One of the bonuses this monsoon was the bumper harvest of mushrooms we were able to forage from our land. Some days, we'd get bucketfuls of mushrooms which would then be cooked in a variety of ways. The mushrooms had to be gathered in the morning itself, before they fully opened out and got eaten by insects or trampled by grazing cattle. I also managed to be fairly disciplined with my running through the monsoon. That helped me retain my sanity and make the monsoon somewhat tolerable. I got used to running in pouring rain and through slush. I also switched to running in light sandals last year during the monsoon, since the shoes would never dry during the rainy months. I've not run in shoes since then. My sandals have lasted really long and I can buy a dozen of them for the price of a pair of decent running shoes.
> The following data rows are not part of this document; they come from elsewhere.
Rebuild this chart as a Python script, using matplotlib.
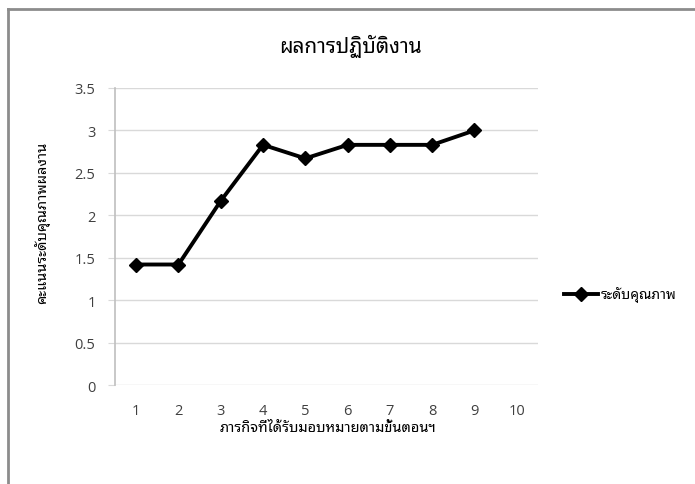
import matplotlib
matplotlib.use('Agg')
import matplotlib.pyplot as plt
from matplotlib.lines import Line2D

THAI = ['Noto Sans Thai Looped', 'Loma', 'DejaVu Sans']
NUM = ['Open Sans', 'DejaVu Sans']
plt.rcParams['font.family'] = THAI

tasks = [1, 2, 3, 4, 5, 6, 7, 8, 9, 10]
scores = [1.42, 1.42, 2.17, 2.83, 2.67, 2.83, 2.83, 2.83, 3.0]
yticks = [0, 0.5, 1, 1.5, 2, 2.5, 3, 3.5]
ytick_labels = ['0', '0.5', '1', '1.5', '2', '2.5', '3', '3.5']
title = 'ผลการปฏิบัติงาน'
xlabel = 'ภารกิจที่ได้รับมอบหมายตามขั้นตอนฯ'
ylabel = 'คะแนนระดับคุณภาพผลงาน'
series = 'ระดับคุณภาพ'

fig = plt.figure(figsize=(6.95, 4.85), dpi=100)
ax = fig.add_axes([0.1655, 0.2041, 0.6085, 0.6124])

ax.plot(tasks[:len(scores)], scores, color='black', lw=2.8, marker='D',
        ms=7.5, mfc='black', mec='black', zorder=3)

ax.set_xlim(0.5, 10.5)
ax.set_ylim(0, 3.5)
ax.set_xticks(tasks)
ax.set_xticklabels([str(t) for t in tasks], family=NUM)
ax.set_yticks(yticks)
ax.set_yticklabels(ytick_labels, family=NUM)
ax.yaxis.grid(True, color='#d9d9d9', lw=1)
ax.set_axisbelow(True)
for s in ['top', 'right', 'bottom']:
    ax.spines[s].set_visible(False)
ax.spines['left'].set_color('#bfbfbf')
ax.spines['left'].set_linewidth(1.2)
ax.tick_params(axis='y', length=5, color='#d9d9d9', labelsize=10.5,
               labelcolor='#404040', pad=9)
ax.tick_params(axis='x', length=0, labelsize=10.5, labelcolor='#404040', pad=13)

fig.text(0.504, 0.905, title, ha='center', va='center', fontsize=15)
fig.text(0.472, 0.117, xlabel, ha='center', va='center', fontsize=10.5,
         fontweight='bold')
fig.text(0.060, 0.54, ylabel, ha='center', va='center', fontsize=10.5,
         fontweight='bold', rotation=90)

# legend
leg = Line2D([0.811, 0.836, 0.861], [0.392, 0.392, 0.392],
             transform=fig.transFigure, color='black', lw=2.8, marker='D',
             ms=7.5, markevery=[1])
fig.add_artist(leg)
fig.text(0.864, 0.392, series, ha='left', va='center', fontsize=10)

# กรอบ
fig.add_artist(Line2D([0.0115, 0.0115], [0, 0.979], transform=fig.transFigure,
                      color='#8c8c8c', lw=2))
fig.add_artist(Line2D([0.0115, 1], [0.979, 0.979], transform=fig.transFigure,
                      color='#8c8c8c', lw=2))

fig.savefig('out.png', dpi=100, facecolor='white')
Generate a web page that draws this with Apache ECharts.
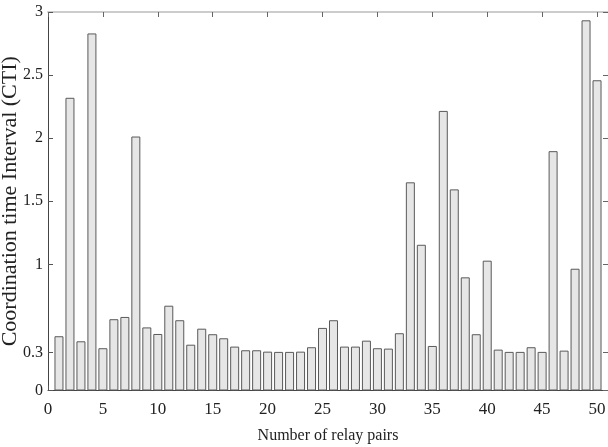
<!DOCTYPE html>
<html>
<head>
<meta charset="utf-8">
<script src="https://cdn.jsdelivr.net/npm/echarts@6/dist/echarts.min.js"></script>
<style>html,body{margin:0;padding:0;background:#fff}#c{width:608px;height:447px}</style>
</head>
<body>
<div id="c"></div>
<script>
var relayPairs = [1,2,3,4,5,6,7,8,9,10,11,12,13,14,15,16,17,18,19,20,21,22,23,24,25,26,27,28,29,30,31,32,33,34,35,36,37,38,39,40,41,42,43,44,45,46,47,48,49,50];
var ctiValues = [0.43,2.32,0.39,2.83,0.335,0.565,0.583,2.013,0.50,0.448,
                 0.672,0.557,0.363,0.49,0.446,0.414,0.348,0.319,0.319,0.308,
                 0.306,0.306,0.308,0.343,0.496,0.557,0.348,0.348,0.395,0.335,
                 0.332,0.454,1.65,1.155,0.353,2.216,1.594,0.897,0.446,1.029,
                 0.324,0.306,0.306,0.343,0.306,1.897,0.316,0.965,2.934,2.459];
var xTicks = [0,5,10,15,20,25,30,35,40,45,50];
var yTicks = [0,0.3,1,1.5,2,2.5,3];

var font = 'Liberation Serif, Times New Roman, serif';
var chart = echarts.init(document.getElementById('c'));
var data = relayPairs.map(function(p,i){return [p, ctiValues[i]];});
chart.setOption({
  animation:false,
  grid:{left:48,right:0,top:12,bottom:56.5,containLabel:false,outerBoundsMode:'none'},
  xAxis:[{
    type:'value',min:0,max:51,
    name:'Number of relay pairs',nameLocation:'middle',nameGap:37,nameMoveOverlap:false,
    nameTextStyle:{fontFamily:font,fontSize:16,color:'#222'},
    axisLine:{show:true,onZero:false,lineStyle:{color:'#444',width:1}},
    axisTick:{show:true,inside:true,length:5,customValues:xTicks,lineStyle:{color:'#555'}},
    axisLabel:{customValues:xTicks,fontFamily:font,fontSize:17,color:'#222',margin:11},
    splitLine:{show:false}
  },{
    type:'value',min:0,max:51,position:'top',
    axisLine:{show:true,onZero:false,lineStyle:{color:'#ccc',width:2}},
    axisTick:{show:true,inside:true,length:5,customValues:xTicks,lineStyle:{color:'#666'}},
    axisLabel:{show:false},splitLine:{show:false}
  }],
  yAxis:[{
    type:'value',min:0,max:3,
    name:'Coordination time Interval (CTI)',nameLocation:'middle',nameGap:27,nameMoveOverlap:false,
    nameTextStyle:{fontFamily:font,fontSize:22,color:'#222'},
    axisLine:{show:true,onZero:false,lineStyle:{color:'#444',width:1}},
    axisTick:{show:true,inside:true,length:5,customValues:yTicks,lineStyle:{color:'#555'}},
    axisLabel:{customValues:yTicks,fontFamily:font,fontSize:16,color:'#222',margin:5},
    splitLine:{show:false}
  },{
    type:'value',min:0,max:3,position:'right',
    axisLine:{show:true,onZero:false,lineStyle:{color:'#ccc',width:1}},
    axisTick:{show:true,inside:true,length:5,customValues:yTicks,lineStyle:{color:'#666'}},
    axisLabel:{show:false},splitLine:{show:false}
  }],
  series:[{
    type:'bar',data:data,barWidth:9,
    itemStyle:{color:'#e6e6e6',borderColor:'#5a5a5a',borderWidth:1}
  }]
});
</script>
</body>
</html>
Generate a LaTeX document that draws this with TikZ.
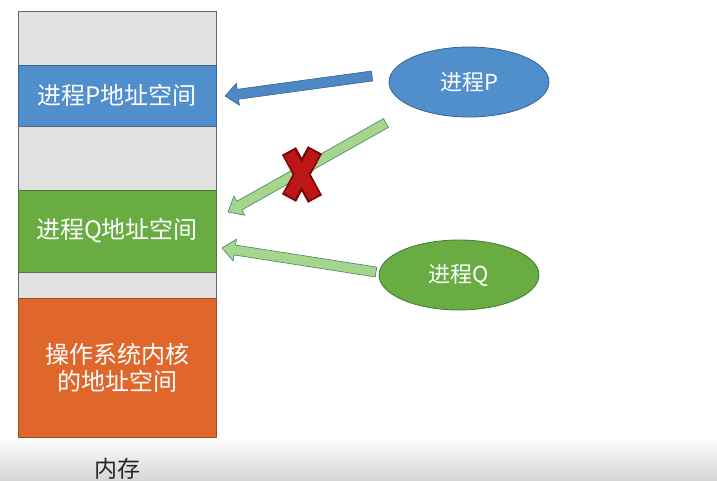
\documentclass[tikz,border=0pt]{standalone}
\usepackage{fontspec}
\newfontfamily\cjkfont{Noto Sans CJK SC}
\usetikzlibrary{calc,shapes.geometric}

\definecolor{memgray}{RGB}{226,224,225}
\definecolor{memblue}{RGB}{80,142,204}
\definecolor{memgreen}{RGB}{104,172,66}
\definecolor{memorange}{RGB}{224,103,44}
\definecolor{edgeblue}{RGB}{58,98,140}
\definecolor{edgegreen}{RGB}{72,120,60}
\definecolor{edgeorange}{RGB}{150,80,40}
\definecolor{edgegray}{RGB}{90,105,120}
\definecolor{arrblue}{RGB}{76,136,198}
\definecolor{arrgreen}{RGB}{166,214,140}
\definecolor{arredgegreen}{RGB}{70,128,110}
\definecolor{crossred}{RGB}{188,22,22}
\definecolor{crossdark}{RGB}{120,8,8}

% block arrow from tail coordinate #1 to tip coordinate #2, style #3
\newcommand\blkarrow[3]{%
  \path ($(#2)!13pt!(#1)$) coordinate (hb);
  \filldraw[#3, line join=miter]
    ($(#1)!5pt!90:(#2)$) -- ($(hb)!5pt!90:(#2)$) -- ($(hb)!11pt!90:(#2)$)
    -- (#2) -- ($(hb)!11pt!-90:(#2)$) -- ($(hb)!5pt!-90:(#2)$)
    -- ($(#1)!5pt!-90:(#2)$) -- cycle;
}

\tikzset{
  seg/.style={rectangle, minimum width=198pt, outer sep=0pt, inner sep=0pt,
    anchor=north west, line width=0.8pt, text=white,
    font=\cjkfont\fontsize{24}{27}\selectfont, align=center},
  proc/.style={ellipse, minimum width=160pt, minimum height=70pt, inner sep=0pt,
    line width=0.8pt, text=white, font=\cjkfont\fontsize{22}{26}\selectfont},
  bluearrow/.style={fill=arrblue, draw=edgeblue, line width=0.6pt},
  greenarrow/.style={fill=arrgreen, draw=arredgegreen, line width=0.6pt},
}

\begin{document}
\begin{tikzpicture}[x=1pt, y=-1pt]
  \useasboundingbox (0,0) rectangle (717,480);
  \fill[white] (0,0) rectangle (717,480);
  % screen band at the bottom
  \shade[top color=white, bottom color=black!16] (0,436) rectangle (717,480);

  % memory column
  \node[seg, fill=memgray, draw=edgegray, minimum height=54pt] (free1) at (18,11) {};
  \node[seg, fill=memblue, draw=edgeblue, minimum height=61pt] (memP) at (18,65) {进程P地址空间};
  \node[seg, fill=memgray, draw=edgegray, minimum height=64pt] (free2) at (18,126) {};
  \node[seg, fill=memgreen, draw=edgegreen, minimum height=82pt] (memQ) at (18,190) {进程Q地址空间};
  \node[seg, fill=memgray, draw=edgegray, minimum height=26pt] (free3) at (18,272) {};
  \node[seg, fill=memorange, draw=edgeorange, minimum height=139pt] (kernel) at (18,298)
    {操作系统内核\\的地址空间};
  \node[text=black!85, font=\cjkfont\fontsize{23}{27}\selectfont] (memlabel) at (117,469) {内存};

  % processes
  \node[proc, fill=memblue, draw=edgeblue] (procP) at (469,82) {进程P};
  \node[proc, fill=memgreen, draw=edgegreen] (procQ) at (459,275) {进程Q};

  % accesses
  \coordinate (tailP) at (372,76);
  \coordinate (tipP) at (225,96);
  \coordinate (tailX) at (386,123);
  \coordinate (tipX) at (228,212);
  \coordinate (tailQ) at (376,272);
  \coordinate (tipQ) at (222,248);
  \blkarrow{tailP}{tipP}{bluearrow}
  \blkarrow{tailX}{tipX}{greenarrow}
  \blkarrow{tailQ}{tipQ}{greenarrow}

  % forbidden access mark
  \coordinate (cross) at (302,175);
  \draw[crossdark, line width=16pt]
    ($(cross)+(-13,-24)$) -- ($(cross)+(13,24)$)
    ($(cross)+(13,-25)$) -- ($(cross)+(-13,23)$);
  \draw[crossred, line width=12pt]
    ($(cross)+(-12.5,-22)$) -- ($(cross)+(12.5,22)$)
    ($(cross)+(12.5,-23)$) -- ($(cross)+(-12.5,21)$);
\end{tikzpicture}
\end{document}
October to January is usually my favourite time of year here. The rains are over by then, the place wears a washed look, the forests are green, the skies are clear and the days are pleasant. This year, the weather has left me grouchy and looking for warm and dry places to escape to. I came to the coast in search of the elusive sun and some warmth. Except for the half day of sunshine, the weather has alternated between 'miserable' and 'more miserable'. So let me crawl back into my dark hole and continue to brood until the weather clears up and the sun is out.
Ps: Seems like the late October thunderstorms were due to a cyclone in the Arabian Sea. It's not part of the monsoon cycle but that doesn't change the fact that we've had an overdose of rains and could do with some sunny days to lift the spirits.